[Instructions for the task]: Repeat, exactly and completely, the material that follows. Omit the pictures.

((

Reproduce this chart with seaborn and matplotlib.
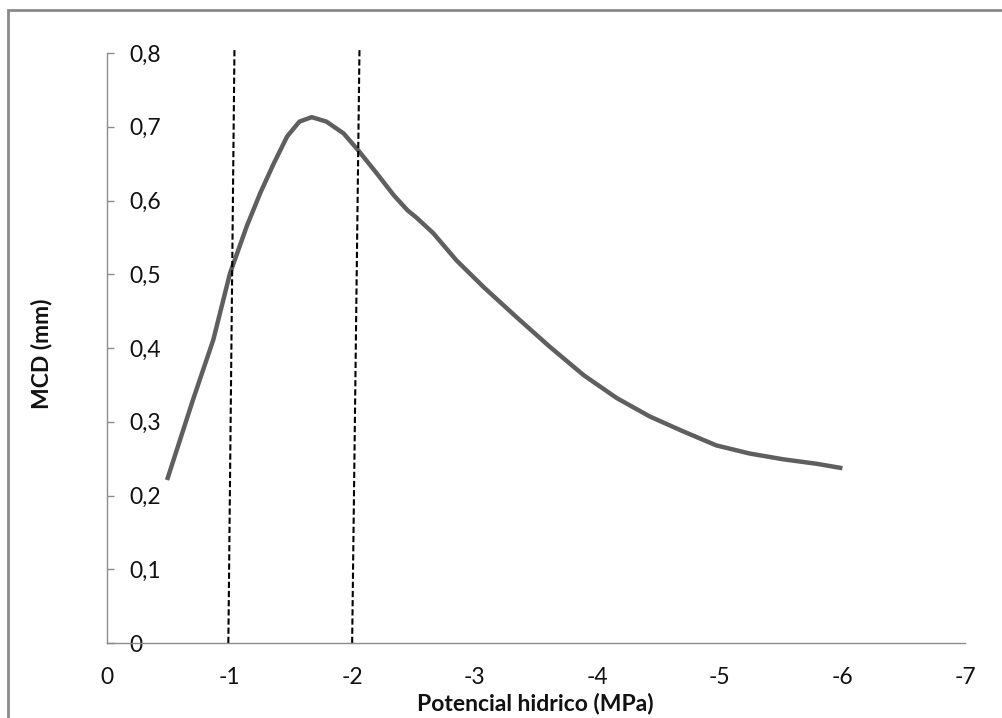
import matplotlib
matplotlib.use("Agg")
import matplotlib.pyplot as plt
import seaborn as sns
import pandas as pd
from matplotlib.patches import Rectangle
from matplotlib.ticker import FuncFormatter

# Curve
potencial = [-0.49, -0.70, -0.867, -1.003, -1.14, -1.25, -1.36, -1.47, -1.57, -1.67,
             -1.79, -1.93, -2.05, -2.20, -2.34, -2.45, -2.53, -2.66, -2.85, -3.07,
             -3.34, -3.61, -3.89, -4.16, -4.43, -4.70, -4.97, -5.24, -5.52, -5.79,
             -6.0]
mcd = [0.221, 0.329, 0.411, 0.501, 0.565, 0.610, 0.650, 0.687, 0.707, 0.713,
       0.707, 0.691, 0.668, 0.637, 0.607, 0.587, 0.576, 0.556, 0.519, 0.483,
       0.442, 0.402, 0.363, 0.332, 0.307, 0.287, 0.268, 0.257, 0.249, 0.243,
       0.237]

# Dashed reference lines (bottom and top ends)
ref1_x = [-0.99, -1.04]
ref2_x = [-2.0, -2.06]
ref_y = [0.0, 0.807]

x_ticks = [0, -1, -2, -3, -4, -5, -6, -7]
y_ticks = [0, 0.1, 0.2, 0.3, 0.4, 0.5, 0.6, 0.7, 0.8]

sns.set_style("white")
plt.rcParams['font.family'] = ['Lato', 'DejaVu Sans']

W, H = 1002, 718
fig = plt.figure(figsize=(W / 100, H / 100), dpi=100)
ax = fig.add_axes([107 / W, 1 - 643 / H, (965 - 107) / W, (643 - 53) / H])

df = pd.DataFrame({"x": potencial, "y": mcd})
sns.lineplot(data=df, x="x", y="y", ax=ax, color="#5f5f5f", linewidth=3.2,
             sort=False, solid_capstyle="butt", solid_joinstyle="round")

for rx in (ref1_x, ref2_x):
    ax.plot(rx, ref_y, color="black", linewidth=1.5, dashes=(3, 1.4),
            clip_on=False)

ax.set_xlim(0, -7)
ax.set_ylim(0, 0.8)
ax.set_xticks(x_ticks)
ax.set_yticks(y_ticks)

fmt = FuncFormatter(lambda v, p: ("%g" % round(v, 2)).replace(".", ","))
ax.xaxis.set_major_formatter(fmt)
ax.yaxis.set_major_formatter(fmt)

axis_color = "#8c8c8c"
for s in ("top", "left"):
    ax.spines[s].set_visible(False)
ax.spines["right"].set_position(("data", 0))
ax.spines["right"].set_color(axis_color)
ax.spines["bottom"].set_color(axis_color)
ax.spines["right"].set_linewidth(1.0)
ax.spines["bottom"].set_linewidth(1.0)
ax.yaxis.set_ticks_position("right")
ax.tick_params(axis="y", direction="out", length=5, width=1.0, color=axis_color,
               pad=11, labelsize=16.5, labelcolor="#111111")
ax.tick_params(axis="x", direction="out", length=6.5, width=1.0, color=axis_color,
               pad=11, labelsize=16.5, labelcolor="#111111")
ax.grid(False)

ax.set_xlabel("")
ax.set_ylabel("")
fig.text(535 / W, 1 - 704 / H, "Potencial hidrico (MPa)", ha="center", va="center",
         fontsize=16.5, fontweight="bold", color="#111111")
fig.text(41 / W, 1 - 354 / H, "MCD (mm)", ha="center", va="center", rotation=90,
         fontsize=16.5, fontweight="bold", color="#111111")

fig.patches.append(Rectangle((8 / W, -0.2), 2.0, 1.2 - 10 / H, transform=fig.transFigure,
                             fill=False, edgecolor="#8a8a8a", linewidth=2.0))

fig.savefig("out.png", dpi=100)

))

[Result of the task]:
Reproduce this chart with seaborn and matplotlib.
import matplotlib
matplotlib.use("Agg")
import matplotlib.pyplot as plt
import seaborn as sns
import pandas as pd
from matplotlib.patches import Rectangle
from matplotlib.ticker import FuncFormatter

# Curve
potencial = [-0.49, -0.70, -0.867, -1.003, -1.14, -1.25, -1.36, -1.47, -1.57, -1.67,
             -1.79, -1.93, -2.05, -2.20, -2.34, -2.45, -2.53, -2.66, -2.85, -3.07,
             -3.34, -3.61, -3.89, -4.16, -4.43, -4.70, -4.97, -5.24, -5.52, -5.79,
             -6.0]
mcd = [0.221, 0.329, 0.411, 0.501, 0.565, 0.610, 0.650, 0.687, 0.707, 0.713,
       0.707, 0.691, 0.668, 0.637, 0.607, 0.587, 0.576, 0.556, 0.519, 0.483,
       0.442, 0.402, 0.363, 0.332, 0.307, 0.287, 0.268, 0.257, 0.249, 0.243,
       0.237]

# Dashed reference lines (bottom and top ends)
ref1_x = [-0.99, -1.04]
ref2_x = [-2.0, -2.06]
ref_y = [0.0, 0.807]

x_ticks = [0, -1, -2, -3, -4, -5, -6, -7]
y_ticks = [0, 0.1, 0.2, 0.3, 0.4, 0.5, 0.6, 0.7, 0.8]

sns.set_style("white")
plt.rcParams['font.family'] = ['Lato', 'DejaVu Sans']

W, H = 1002, 718
fig = plt.figure(figsize=(W / 100, H / 100), dpi=100)
ax = fig.add_axes([107 / W, 1 - 643 / H, (965 - 107) / W, (643 - 53) / H])

df = pd.DataFrame({"x": potencial, "y": mcd})
sns.lineplot(data=df, x="x", y="y", ax=ax, color="#5f5f5f", linewidth=3.2,
             sort=False, solid_capstyle="butt", solid_joinstyle="round")

for rx in (ref1_x, ref2_x):
    ax.plot(rx, ref_y, color="black", linewidth=1.5, dashes=(3, 1.4),
            clip_on=False)

ax.set_xlim(0, -7)
ax.set_ylim(0, 0.8)
ax.set_xticks(x_ticks)
ax.set_yticks(y_ticks)

fmt = FuncFormatter(lambda v, p: ("%g" % round(v, 2)).replace(".", ","))
ax.xaxis.set_major_formatter(fmt)
ax.yaxis.set_major_formatter(fmt)

axis_color = "#8c8c8c"
for s in ("top", "left"):
    ax.spines[s].set_visible(False)
ax.spines["right"].set_position(("data", 0))
ax.spines["right"].set_color(axis_color)
ax.spines["bottom"].set_color(axis_color)
ax.spines["right"].set_linewidth(1.0)
ax.spines["bottom"].set_linewidth(1.0)
ax.yaxis.set_ticks_position("right")
ax.tick_params(axis="y", direction="out", length=5, width=1.0, color=axis_color,
               pad=11, labelsize=16.5, labelcolor="#111111")
ax.tick_params(axis="x", direction="out", length=6.5, width=1.0, color=axis_color,
               pad=11, labelsize=16.5, labelcolor="#111111")
ax.grid(False)

ax.set_xlabel("")
ax.set_ylabel("")
fig.text(535 / W, 1 - 704 / H, "Potencial hidrico (MPa)", ha="center", va="center",
         fontsize=16.5, fontweight="bold", color="#111111")
fig.text(41 / W, 1 - 354 / H, "MCD (mm)", ha="center", va="center", rotation=90,
         fontsize=16.5, fontweight="bold", color="#111111")

fig.patches.append(Rectangle((8 / W, -0.2), 2.0, 1.2 - 10 / H, transform=fig.transFigure,
                             fill=False, edgecolor="#8a8a8a", linewidth=2.0))

fig.savefig("out.png", dpi=100)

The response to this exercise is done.